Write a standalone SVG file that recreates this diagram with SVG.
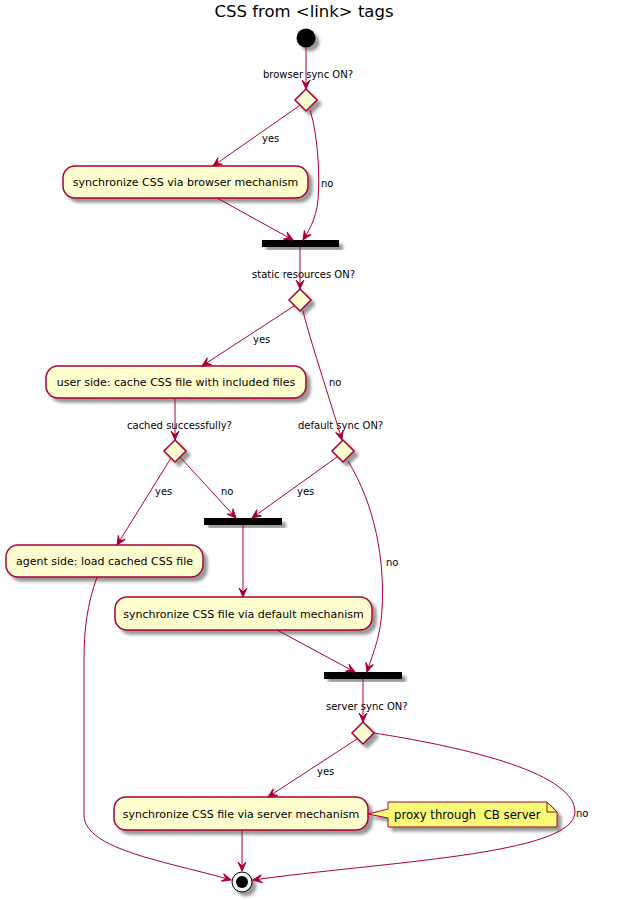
<svg xmlns="http://www.w3.org/2000/svg" width="632" height="900" viewBox="0 0 632 900">
<defs>
  <filter id="sh" x="-20%" y="-20%" width="150%" height="160%">
    <feGaussianBlur in="SourceAlpha" stdDeviation="1.8" result="b"/>
    <feColorMatrix in="b" type="matrix" values="0 0 0 0 0  0 0 0 0 0  0 0 0 0 0  0 0 0 0.4 0" result="c"/>
    <feOffset in="c" dx="4" dy="4" result="o"/>
    <feMerge><feMergeNode in="o"/><feMergeNode in="SourceGraphic"/></feMerge>
  </filter>
  <marker id="ah" markerUnits="userSpaceOnUse" markerWidth="12" markerHeight="12" viewBox="-1 -6 12 12" refX="9" refY="0" orient="auto">
    <path d="M0,-4 L9,0 L0,4 L4,0 Z" fill="#A80036" stroke="#A80036" stroke-width="1"/>
  </marker>
  <style>
    .act { fill: #FEFECE; stroke: #A80036; stroke-width: 1.5; }
    .dia { fill: #FEFECE; stroke: #A80036; stroke-width: 1.5; }
    .bar { fill: #000000; }
    .t { font-family: "DejaVu Sans", Verdana, sans-serif; font-size: 11px; fill: #000; }
    .lb { font-family: "DejaVu Sans", Verdana, sans-serif; font-size: 10px; fill: #000; }
    .c { fill: none; stroke: #A80036; stroke-width: 1; marker-end: url(#ah); }
    .note { fill: #FBFB77; stroke: #A80036; stroke-width: 1; }
  </style>
</defs>
<rect width="632" height="900" fill="#FFFFFF"/>
<text x="304" y="17" text-anchor="middle" font-family="DejaVu Sans, Verdana, sans-serif" font-size="16.5">CSS from &lt;link&gt; tags</text>

<g id="start"><circle cx="306" cy="38" r="9.5" fill="#000" filter="url(#sh)"/></g>

<g id="d1"><polygon class="dia" points="306,89 317,100 306,111 295,100" filter="url(#sh)"/><text class="lb" x="263" y="78">browser sync ON?</text></g>

<g id="a1"><rect class="act" x="63" y="166" width="245" height="32" rx="12" filter="url(#sh)"/><text class="t" x="185.5" y="186" text-anchor="middle">synchronize CSS via browser mechanism</text></g>

<g id="bar1"><rect class="bar" x="262" y="240" width="77" height="7" filter="url(#sh)"/></g>

<g id="d2"><polygon class="dia" points="300,289 311,300 300,311 289,300" filter="url(#sh)"/><text class="lb" x="252" y="278">static resources ON?</text></g>

<g id="a2"><rect class="act" x="46" y="366" width="260" height="32" rx="12" filter="url(#sh)"/><text class="t" x="176" y="386" text-anchor="middle">user side: cache CSS file with included files</text></g>

<g id="d3"><polygon class="dia" points="175,440 186,451 175,462 164,451" filter="url(#sh)"/><text class="lb" x="127" y="429">cached successfully?</text></g>

<g id="d4"><polygon class="dia" points="343,440 354,451 343,462 332,451" filter="url(#sh)"/><text class="lb" x="298" y="429">default sync ON?</text></g>

<g id="bar2"><rect class="bar" x="204" y="518" width="78" height="7" filter="url(#sh)"/></g>

<g id="a3"><rect class="act" x="6" y="545" width="197" height="32" rx="12" filter="url(#sh)"/><text class="t" x="104.5" y="565" text-anchor="middle">agent side: load cached CSS file</text></g>

<g id="a4"><rect class="act" x="115" y="597" width="257" height="33" rx="12" filter="url(#sh)"/><text class="t" x="243.5" y="617.5" text-anchor="middle">synchronize CSS file via default mechanism</text></g>

<g id="bar3"><rect class="bar" x="324" y="672" width="78" height="7" filter="url(#sh)"/></g>

<g id="d5"><polygon class="dia" points="363,722 374,733 363,744 352,733" filter="url(#sh)"/><text class="lb" x="326" y="710">server sync ON?</text></g>

<g id="a5"><rect class="act" x="114" y="797" width="254" height="33" rx="12" filter="url(#sh)"/><text class="t" x="241" y="817.5" text-anchor="middle">synchronize CSS file via server mechanism</text></g>

<g id="note1">
  <path class="note" d="M388,802 L547,802 L557,812 L557,827 L388,827 L388,818 L368,814 L388,809 Z" filter="url(#sh)"/>
  <path d="M547,802 L547,812 L557,812" fill="none" stroke="#A80036" stroke-width="1"/>
  <text x="394" y="819" font-family="DejaVu Sans, Verdana, sans-serif" font-size="11.7px" xml:space="preserve">proxy through  CB server</text>
</g>

<g id="end"><circle cx="242" cy="882" r="10" fill="#F4F4F4" stroke="#000" stroke-width="1" filter="url(#sh)"/><circle cx="242" cy="882" r="6" fill="#000"/></g>

<g id="connectors">
  <path class="c" d="M306,48 L306,89"/>
  <path class="c" d="M299,106 L213,166"/>
  <path class="c" d="M310,110 C318,135 320,175 318,200 C316,220 308,232 303,240"/>
  <path class="c" d="M217,198 L293,240"/>
  <path class="c" d="M300,247 L300,289"/>
  <path class="c" d="M294,306 L202,366"/>
  <path class="c" d="M303,311 C310,340 330,400 342,440"/>
  <path class="c" d="M175,398 L175,440"/>
  <path class="c" d="M171,458 L117,545"/>
  <path class="c" d="M180,457 L236,518"/>
  <path class="c" d="M337,457 L252,518"/>
  <path class="c" d="M348,461 C375,505 385,560 382,610 C380,640 372,655 367,672"/>
  <path class="c" d="M243,525 L243,597"/>
  <path class="c" d="M277,630 L355,672"/>
  <path class="c" d="M363,679 L363,722"/>
  <path class="c" d="M357,739 L268,797"/>
  <path class="c" d="M374,733 C450,745 575,770 575,812 C575,855 380,862 253,880"/>
  <path class="c" d="M242,830 L242,871"/>
  <path class="c" d="M97,577 C87,605 84,630 84,660 L84,815 C84,850 170,862 231,880"/>
  <text class="lb" x="262" y="142">yes</text>
  <text class="lb" x="321" y="187">no</text>
  <text class="lb" x="253" y="343">yes</text>
  <text class="lb" x="329" y="386">no</text>
  <text class="lb" x="155" y="495">yes</text>
  <text class="lb" x="221" y="495">no</text>
  <text class="lb" x="297" y="495">yes</text>
  <text class="lb" x="386" y="566">no</text>
  <text class="lb" x="317" y="775">yes</text>
  <text class="lb" x="576" y="817">no</text>
</g>
</svg>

Exercise directions: Quote the material exactly. Pictures stay out.

Expected output:
Write a standalone SVG file that recreates this diagram with SVG.
<svg xmlns="http://www.w3.org/2000/svg" width="632" height="900" viewBox="0 0 632 900">
<defs>
  <filter id="sh" x="-20%" y="-20%" width="150%" height="160%">
    <feGaussianBlur in="SourceAlpha" stdDeviation="1.8" result="b"/>
    <feColorMatrix in="b" type="matrix" values="0 0 0 0 0  0 0 0 0 0  0 0 0 0 0  0 0 0 0.4 0" result="c"/>
    <feOffset in="c" dx="4" dy="4" result="o"/>
    <feMerge><feMergeNode in="o"/><feMergeNode in="SourceGraphic"/></feMerge>
  </filter>
  <marker id="ah" markerUnits="userSpaceOnUse" markerWidth="12" markerHeight="12" viewBox="-1 -6 12 12" refX="9" refY="0" orient="auto">
    <path d="M0,-4 L9,0 L0,4 L4,0 Z" fill="#A80036" stroke="#A80036" stroke-width="1"/>
  </marker>
  <style>
    .act { fill: #FEFECE; stroke: #A80036; stroke-width: 1.5; }
    .dia { fill: #FEFECE; stroke: #A80036; stroke-width: 1.5; }
    .bar { fill: #000000; }
    .t { font-family: "DejaVu Sans", Verdana, sans-serif; font-size: 11px; fill: #000; }
    .lb { font-family: "DejaVu Sans", Verdana, sans-serif; font-size: 10px; fill: #000; }
    .c { fill: none; stroke: #A80036; stroke-width: 1; marker-end: url(#ah); }
    .note { fill: #FBFB77; stroke: #A80036; stroke-width: 1; }
  </style>
</defs>
<rect width="632" height="900" fill="#FFFFFF"/>
<text x="304" y="17" text-anchor="middle" font-family="DejaVu Sans, Verdana, sans-serif" font-size="16.5">CSS from &lt;link&gt; tags</text>

<g id="start"><circle cx="306" cy="38" r="9.5" fill="#000" filter="url(#sh)"/></g>

<g id="d1"><polygon class="dia" points="306,89 317,100 306,111 295,100" filter="url(#sh)"/><text class="lb" x="263" y="78">browser sync ON?</text></g>

<g id="a1"><rect class="act" x="63" y="166" width="245" height="32" rx="12" filter="url(#sh)"/><text class="t" x="185.5" y="186" text-anchor="middle">synchronize CSS via browser mechanism</text></g>

<g id="bar1"><rect class="bar" x="262" y="240" width="77" height="7" filter="url(#sh)"/></g>

<g id="d2"><polygon class="dia" points="300,289 311,300 300,311 289,300" filter="url(#sh)"/><text class="lb" x="252" y="278">static resources ON?</text></g>

<g id="a2"><rect class="act" x="46" y="366" width="260" height="32" rx="12" filter="url(#sh)"/><text class="t" x="176" y="386" text-anchor="middle">user side: cache CSS file with included files</text></g>

<g id="d3"><polygon class="dia" points="175,440 186,451 175,462 164,451" filter="url(#sh)"/><text class="lb" x="127" y="429">cached successfully?</text></g>

<g id="d4"><polygon class="dia" points="343,440 354,451 343,462 332,451" filter="url(#sh)"/><text class="lb" x="298" y="429">default sync ON?</text></g>

<g id="bar2"><rect class="bar" x="204" y="518" width="78" height="7" filter="url(#sh)"/></g>

<g id="a3"><rect class="act" x="6" y="545" width="197" height="32" rx="12" filter="url(#sh)"/><text class="t" x="104.5" y="565" text-anchor="middle">agent side: load cached CSS file</text></g>

<g id="a4"><rect class="act" x="115" y="597" width="257" height="33" rx="12" filter="url(#sh)"/><text class="t" x="243.5" y="617.5" text-anchor="middle">synchronize CSS file via default mechanism</text></g>

<g id="bar3"><rect class="bar" x="324" y="672" width="78" height="7" filter="url(#sh)"/></g>

<g id="d5"><polygon class="dia" points="363,722 374,733 363,744 352,733" filter="url(#sh)"/><text class="lb" x="326" y="710">server sync ON?</text></g>

<g id="a5"><rect class="act" x="114" y="797" width="254" height="33" rx="12" filter="url(#sh)"/><text class="t" x="241" y="817.5" text-anchor="middle">synchronize CSS file via server mechanism</text></g>

<g id="note1">
  <path class="note" d="M388,802 L547,802 L557,812 L557,827 L388,827 L388,818 L368,814 L388,809 Z" filter="url(#sh)"/>
  <path d="M547,802 L547,812 L557,812" fill="none" stroke="#A80036" stroke-width="1"/>
  <text x="394" y="819" font-family="DejaVu Sans, Verdana, sans-serif" font-size="11.7px" xml:space="preserve">proxy through  CB server</text>
</g>

<g id="end"><circle cx="242" cy="882" r="10" fill="#F4F4F4" stroke="#000" stroke-width="1" filter="url(#sh)"/><circle cx="242" cy="882" r="6" fill="#000"/></g>

<g id="connectors">
  <path class="c" d="M306,48 L306,89"/>
  <path class="c" d="M299,106 L213,166"/>
  <path class="c" d="M310,110 C318,135 320,175 318,200 C316,220 308,232 303,240"/>
  <path class="c" d="M217,198 L293,240"/>
  <path class="c" d="M300,247 L300,289"/>
  <path class="c" d="M294,306 L202,366"/>
  <path class="c" d="M303,311 C310,340 330,400 342,440"/>
  <path class="c" d="M175,398 L175,440"/>
  <path class="c" d="M171,458 L117,545"/>
  <path class="c" d="M180,457 L236,518"/>
  <path class="c" d="M337,457 L252,518"/>
  <path class="c" d="M348,461 C375,505 385,560 382,610 C380,640 372,655 367,672"/>
  <path class="c" d="M243,525 L243,597"/>
  <path class="c" d="M277,630 L355,672"/>
  <path class="c" d="M363,679 L363,722"/>
  <path class="c" d="M357,739 L268,797"/>
  <path class="c" d="M374,733 C450,745 575,770 575,812 C575,855 380,862 253,880"/>
  <path class="c" d="M242,830 L242,871"/>
  <path class="c" d="M97,577 C87,605 84,630 84,660 L84,815 C84,850 170,862 231,880"/>
  <text class="lb" x="262" y="142">yes</text>
  <text class="lb" x="321" y="187">no</text>
  <text class="lb" x="253" y="343">yes</text>
  <text class="lb" x="329" y="386">no</text>
  <text class="lb" x="155" y="495">yes</text>
  <text class="lb" x="221" y="495">no</text>
  <text class="lb" x="297" y="495">yes</text>
  <text class="lb" x="386" y="566">no</text>
  <text class="lb" x="317" y="775">yes</text>
  <text class="lb" x="576" y="817">no</text>
</g>
</svg>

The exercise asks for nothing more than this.